La historia oficial, esa prolija costurera de mitos patrios, ha erigido a Cuauhtémoc como el último suspiro de la dignidad mexica, el joven monarca que, en el peor día de su vida, pidió a Hernán Cortés que terminara con su existencia. Pero la historia no es un relato lineal, es un campo minado de interpretaciones. A cinco siglos de su muerte, el emperador sin imperio sigue siendo la imagen de la resistencia última, el sueño frustrado de un México que nunca dejó de ser conquistado.

Si la posteridad fuera justa, Cuauhtémoc estaría hoy en el Paseo de la Reforma, no como estatua sino como pregunta. ¿A quién defendemos cuando evocamos su nombre? En los discursos escolares, el joven tlatoani es el héroe inmaculado que se enfrentó al invasor con la dignidad de un pueblo que no se rendía.

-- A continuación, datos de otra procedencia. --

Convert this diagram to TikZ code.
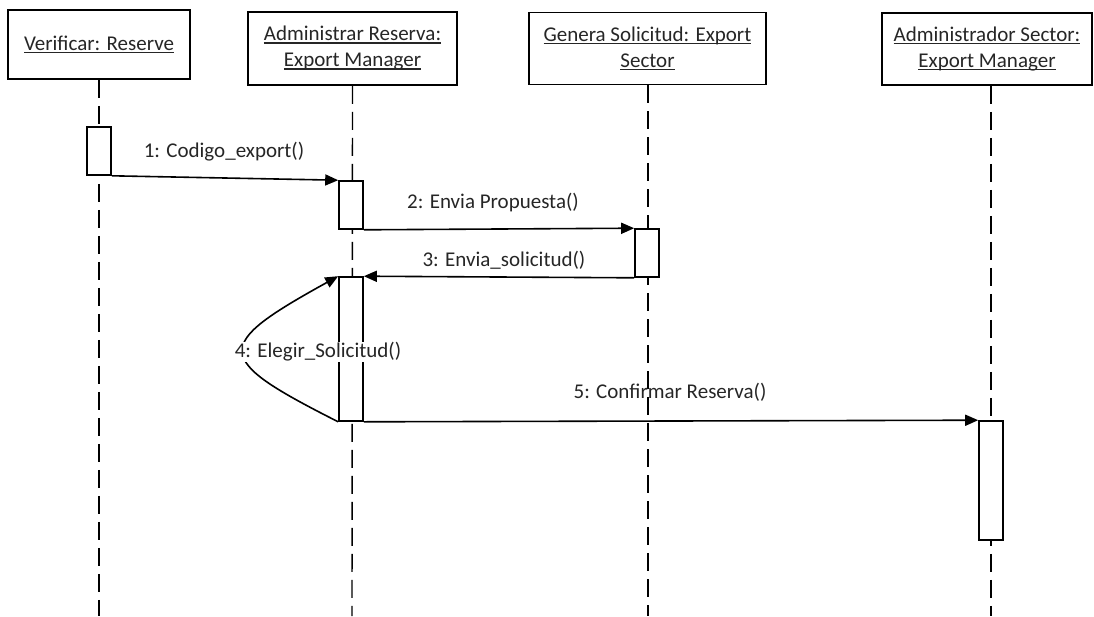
\documentclass[tikz,border=0pt]{standalone}
\usepackage{fontspec}
\setmainfont{Carlito}
\usetikzlibrary{arrows.meta}
% underline set close beneath the baseline
\newcommand{\objname}[1]{\setbox0\hbox{#1}\rlap{\rule[-2.6pt]{\wd0}{1.1pt}}\box0}
\begin{document}
\begin{tikzpicture}[x=1pt, y=-1pt,
  every node/.style={font=\fontsize{21}{26}\selectfont, text=black!85},
  objbox/.style={draw=black, line width=1.8pt, fill=white, align=center, inner sep=0pt},
  lifeline/.style={line width=1.4pt, dash pattern=on 18pt off 8pt},
  act/.style={draw=black, line width=1.6pt, fill=white, minimum width=24pt, inner sep=0pt},
  msg/.style={line width=1.6pt, -{Triangle[length=13pt, width=11pt]}},
  lbl/.style={inner sep=1pt}
]
\useasboundingbox (0,0) rectangle (1094,616);

% object headers
\node[objbox, minimum width=182pt, minimum height=69pt] (o1) at (99,44.5) {\objname{Verificar: Reserve}};
\node[objbox, minimum width=209pt, minimum height=73pt] (o2) at (352.5,48.5) {\objname{Administrar Reserva:}\\\objname{Export Manager}};
\node[objbox, minimum width=237pt, minimum height=72pt] (o3) at (647.5,48.5) {\objname{Genera Solicitud: Export}\\\objname{Sector}};
\node[objbox, minimum width=210pt, minimum height=72pt] (o4) at (987,49) {\objname{Administrador Sector:}\\\objname{Export Manager}};

% lifeline ends
\coordinate (e1) at (99,616);
\coordinate (e2) at (352,616);
\coordinate (e3) at (648,616);
\coordinate (e4) at (991,616);

\draw[lifeline] (o1.south) -- (e1);
\draw[lifeline] (o2.south) -- (e2);
\draw[lifeline] (o3.south -| e3) -- (e3);
\draw[lifeline] (o4.south -| e4) -- (e4);

% activation bars
\node[act, minimum height=48pt] (a1) at (99,151) {};
\node[act, minimum height=48pt] (a2) at (351,205) {};
\node[act, minimum height=48pt] (a3) at (647,253) {};
\node[act, minimum height=144pt] (a4) at (351,349) {};
\node[act, minimum height=119pt] (a5) at (991,480.5) {};

% messages
\draw[msg] (a1.south east) -- (a2.north west);
\draw[msg] (a2.south east) -- (a3.north west);
\draw[msg] (a3.south west) -- (a4.north east);
\draw[msg] (a4.south west) .. controls (212,358) and (212,346) .. (a4.north west);
\draw[msg] (a4.south east) -- (a5.north west);

% message labels
\node[lbl] (m1) at (224,152) {1: Codigo\_export()};
\node[lbl] (m2) at (493,203) {2: Envia Propuesta()};
\node[lbl] (m3) at (504,260) {3: Envia\_solicitud()};
\node[lbl, fill=white] (m4) at (318,352) {4: Elegir\_Solicitud()};
\node[lbl] (m5) at (670,392) {5: Confirmar Reserva()};
\end{tikzpicture}
\end{document}
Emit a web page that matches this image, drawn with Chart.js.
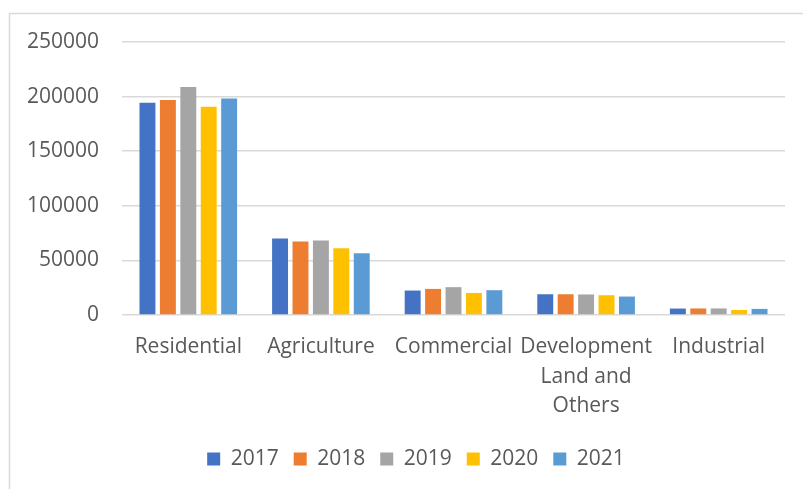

En los memes de redes sociales, es el hombre de fuego sometido a la tortura española, el patriota precoz que prefería el dolor antes que la traición. Pero en los registros de la cruda realidad, Cuauhtémoc no era un personaje sino una situación: la evidencia de que la historia la escriben los vencedores, y que la derrota puede transformarse en mito, si se la maquilla con la pátina del heroísmo post mortem.

Cuauhtémoc no sobrevivió sólo en bronces y nombres de calles, sino en esa insistente nostalgia nacional por el tiempo en que aún no éramos vencidos. Como ocurre con los grandes mitos, su imagen se reinventa según las urgencias del presente. En el siglo XIX, era la prueba de que había patria antes de la Conquista; en la Revolución, era el modelo del mexicano que se enfrenta al extranjero sin medir las consecuencias; hoy es, según convenga, el testigo de una herida no cerrada o el pretexto para darle sentido a nuestra eterna sospecha de estar dominados.

A 500 años de su ejecución en tierras centroamericanas, Cuauhtémoc sigue recorriendo las calles de un país que lo invoca cada vez que necesita un referente de resistencia. Y mientras los discursos oficiales lo conservan en la vitrina de la solemnidad, la ciudad lo recuerda en su propia y extraña jerga: en las avenidas que llevan su nombre, en el billete de 50 pesos que aún circula y en las playeras de los mercados populares donde su rostro, impreso junto al de Emiliano Zapata y Pancho Villa, nos recuerda que en México la rebeldía es, ante todo, un ejercicio de nostalgia.